What the hell country did I wake up to?
My standing PM is harping on about the fact that less than a handful of women wore their niqab at their citizenship ceremonies. Jason Kenney is talking about establishing a “barbaric cultural practise” hotline for people to rat on their neighbours.
When I say less than a handful, I mean less than a handful. Those women all claim that they chose to wear it, sometimes over the objection of their husbands, and I believe them.
I lived under a sort of self imposed sharia law when I lived in the ghetto in Edmonton as a direct result of the level of superstition I encountered there of all kinds because of my flaming red hair.
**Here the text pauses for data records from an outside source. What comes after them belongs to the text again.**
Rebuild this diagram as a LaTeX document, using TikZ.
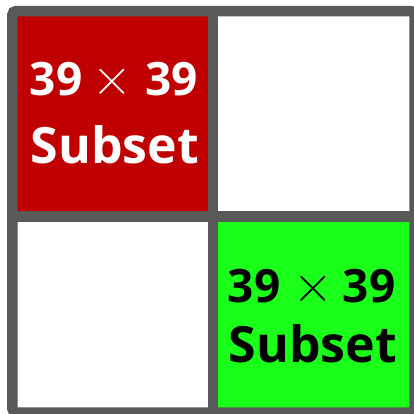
\documentclass[tikz,border=0pt]{standalone}
\usepackage{fontspec}
\setmainfont{Open Sans}
\newfontfamily\lmrfont{Latin Modern Roman}
\definecolor{gridgray}{RGB}{89,89,89}
\definecolor{cellred}{RGB}{192,0,0}
\definecolor{cellgreen}{RGB}{26,255,26}
\begin{document}
\begin{tikzpicture}[x=1pt,y=-1pt,
  num/.style={font=\fontsize{46}{50}\selectfont\bfseries, anchor=base, inner sep=0pt},
  tms/.style={font=\lmrfont\fontsize{55}{60}\selectfont, anchor=base, inner sep=0pt},
  word/.style={font=\fontsize{50}{55}\selectfont\bfseries, anchor=base, inner sep=0pt}]
\useasboundingbox (0,0) rectangle (414,413);
\fill[white] (0,0) rectangle (414,413);
% cells
\fill[cellred] (17,16) rectangle (209,212);
\fill[cellgreen] (217,220) rectangle (410,408);
% grid
\draw[gridgray, line width=10.5pt, rounded corners=4pt] (12.3,11) rectangle (414.5,412.5);
\draw[gridgray, line width=10.5pt] (213,11) -- (213,412.5);
\draw[gridgray, line width=10.5pt] (12.3,216.5) -- (414.5,216.5);
% red cell text
\begin{scope}[text=white]
\node[num] (ra) at (56,95) {39};
\node[tms] (rx) at (112.5,95) {×};
\node[num] (rb) at (171.5,95) {39};
\node[word] (rw) at (115,163) {Subset};
\end{scope}
% green cell text
\begin{scope}[text=black]
\node[num] (ga) at (254,302) {39};
\node[tms] (gx) at (313,302) {×};
\node[num] (gb) at (369,302) {39};
\node[word] (gw) at (313,362) {Subset};
\end{scope}
\end{tikzpicture}
\end{document}
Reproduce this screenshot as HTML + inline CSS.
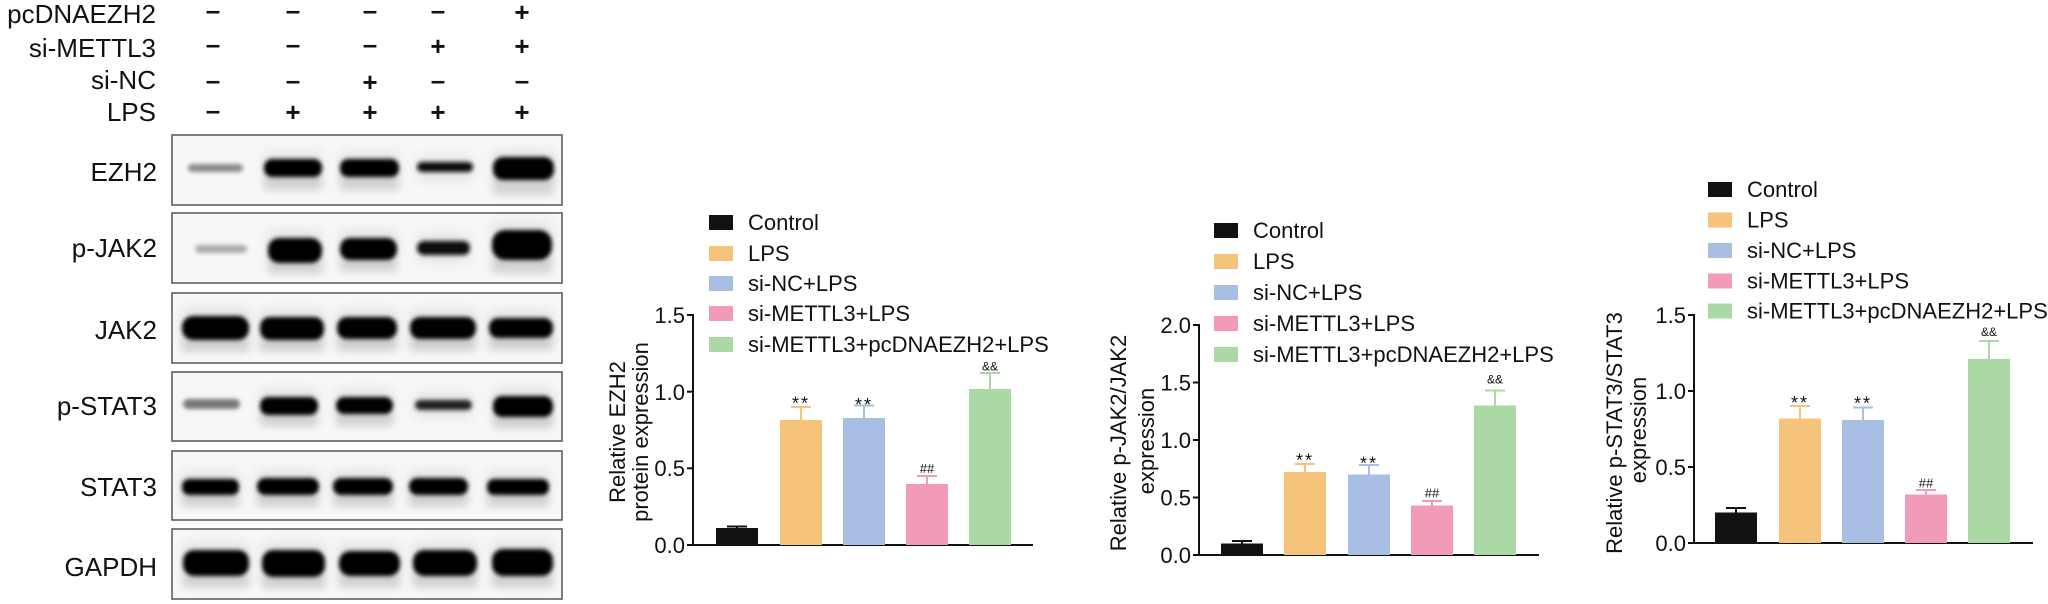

So a hijab became very comfortable, and many other women in the area who were white and “Canadian” but trendy wore them as well, because it keeps your hair from getting destroyed and protects your identity, which is kind of important when you live in an area with a very high crime and domestic violence rate and are two blocks from the local inner city hospital and there’s a morgue down the street.
Where’s the real policy making in this election? It’s just mud hurling and hate mongering. We’ve already seen several attacks against Muslim mosques in Canada, and now women wearing niqab are being attacked in public?
If the government is so very concerned about misogyny and the oppression of women, why on earth has it refused to hold a proper investigation and thorough inquiry into the state of our missing and murdered aboriginal women, particularly when a person is trafficked roughly once every 26 seconds internationally and there is evidence that some of those women were sold to the United States via ships. http://www.cbc.ca/news/canada/thunder-bay/native-canadian-women-sold-on-u-s-ships-researcher-says-1.1325167http://www.cbc.ca/news/canada/thunder-bay/native-canadian-women-sold-on-u-s-ships-researcher-says-1.1325167
We have a standing public official who has gone on record to say that the issue should not be something we hold the government responsible for, and we have an elected leader of the nation who claims that these missing women are not “high on his radar”.
And yet he passes bills that both violate personal freedom and put national security at risk in the name of combatting jihadi terrorism.
He passes laws that violate international conventions.
This during an election. There has been no national debate whatsoever regarding privacy laws and creating a solid cyber strategy or even a media strategy for combatting the D’aash; no discussion about how trafficking helps fuel the same groups we are supposably passing these laws to justify. There are only two houses of refuge right now in Canada for trafficking victims, and I am fortunate to have been able to attend one of their meetings and be a guest of a member of the committee for a few days last year.
All of their funding came from massive grassroots funding and corporate sponsorship within the community. They could not access any government funds until they were and are able to prove that their program works, which means likely keeping an eye on the girls after they leave the House.
But by all means, yes, lets care about a piece of fabric at a public event that has happened less than ten times in Canadian history – the wearing of the niqab at the citizenship ceremony.